Performance degradation in DS4.0 example compared to DS3.0

Hi,

We are testing DeepStream SDK on the AGX Xavier. We had previously implemented a DS3.0 graph which supported processing multiple camera streams (up to 4) at 1080p@60 fps. With the latest DS4.0 however, we are able to get only 1080p@30 fps for 4 cameras. Surprisingly we get 1080p@30 fps when we use just a single camera as well. Our camera, supports up to 120 fps.

There are only two major differences between our two test cases :

  1. Earlier we tested using a UYVY camera which does not use nvidia ISP. Currently we are testing with a camera that uses libargus/nvidia ISP.
  2. Our earlier test case used DeepStream SDK version 3.0. Right now we are testing in DS4.0

To improve performance, we have already set nvpmodel to 0 and run jetson_clocks as well.

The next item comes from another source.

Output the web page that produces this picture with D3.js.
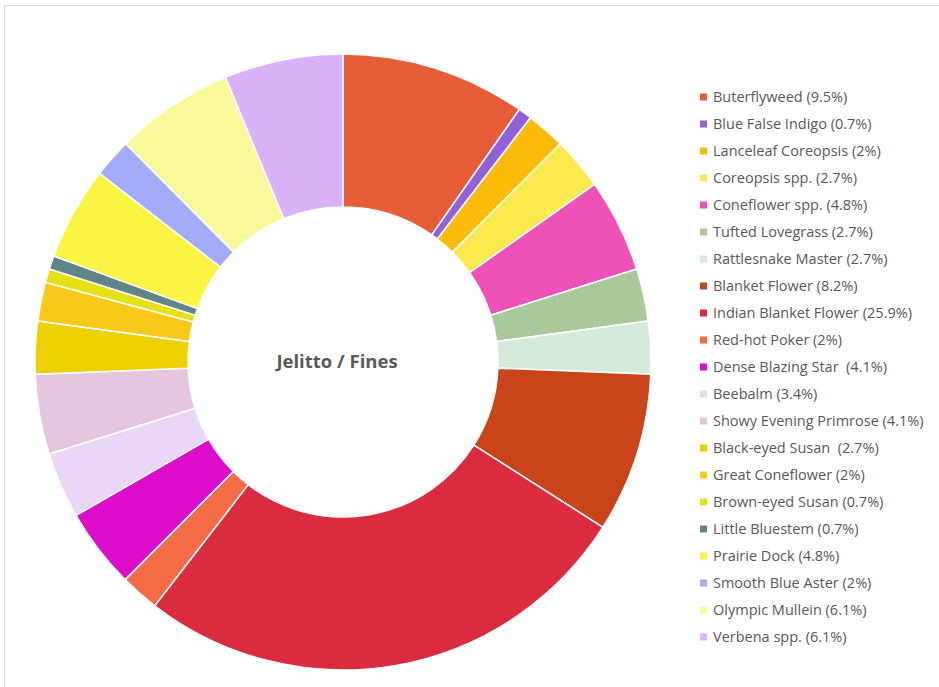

I highly doubt that the change from v4l2src to nvarguscamerasrc could be a reason for the fps drop. So, our guess is that fps is locked to 30 somewhere in the latest DS 4.0 version?

We are still gathering more data. If you can give us any ideas, that would be helpful for us to debug faster.
deepstream_app_log.txt (10.5 KB)
ecam_20_4cam_60fps.txt (3.3 KB)
tegrastats_4cam.txt (14.9 KB)

A quick update. It appears that running nvpmodel and jetson_clocks is not enough. We have to set higher clocks for VI, ISP, VIC and EMC to achieve 1080p@30 fps for even a single camera. The commands we use are:
MAX_VI_RATE=(cat /sys/kernel/debug/bpmp/debug/clk/vi/max_rate) MAX_ISP_RATE=(cat /sys/kernel/debug/bpmp/debug/clk/isp/max_rate)
MAX_VIC_RATE=(cat /sys/kernel/debug/bpmp/debug/clk/vic/max_rate) MAX_EMC_RATE=(cat /sys/kernel/debug/bpmp/debug/clk/emc/max_rate)

echo $MAX_VI_RATE > /sys/kernel/debug/bpmp/debug/clk/vi/rate
echo $MAX_ISP_RATE > /sys/kernel/debug/bpmp/debug/clk/isp/rate
echo $MAX_VIC_RATE > /sys/kernel/debug/bpmp/debug/clk/vic/rate
echo $MAX_EMC_RATE > /sys/kernel/debug/bpmp/debug/clk/emc/rate

echo 1 > /sys/kernel/debug/bpmp/debug/clk/vi/mrq_rate_locked
echo 1 > /sys/kernel/debug/bpmp/debug/clk/isp/mrq_rate_locked
echo 1 > /sys/kernel/debug/bpmp/debug/clk/vic/mrq_rate_locked
echo 1 > /sys/kernel/debug/bpmp/debug/clk/emc/mrq_rate_locked

I’ve also attached the configuration file we used (ecam_20_4cam_60fps.txt) as well as application log (deepstream_app_log.txt) with the first message. The cpu/gpu usage logs when running 4 cameras in DS4.0 is also attached (tegrastats_4cam.txt).

According to the application log (deepstream_app_log.txt) you can see that 120 fps mode is set in the camera. However, only 30 fps is the final output from deepstream. We’ll make sure the camera is indeed streaming 120fps using gst-launch. Just to make sure.

CPU usage is roughly 25% across 6 cores.
GPU usage varies a lot between 10-80%. So, I’m sure GPU is underutilized.

Hi nvidia,

We have confirmed that the camera streams at 120 fps when deepstream plugins are not used. We also noticed that there are two plugins available for colorspace conversion:

  1. nvvidconv - default in jetson. uses VIC.
  2. nvvideoconvert - support for dGPU or VIC based conversion. provided by DS4.0

Earlier in DS3.0, we were using nvvidconv without issues. Now we are unable to use the nvvidconv plugin in the new DS4.0 examples. We suspect that the new plugin could be a reason for the fps bottleneck. Do you have any thoughts?

The nvvidconv is changed to nvvideoconvert in DS4.0. All the changes between our previous version and 4.0 will be published in our DS4.0 migration guide.

We will take a look at the issues mentioned above.

Thanks for the update, Shah. The migration guide would be helpful to users. We look forward to its release.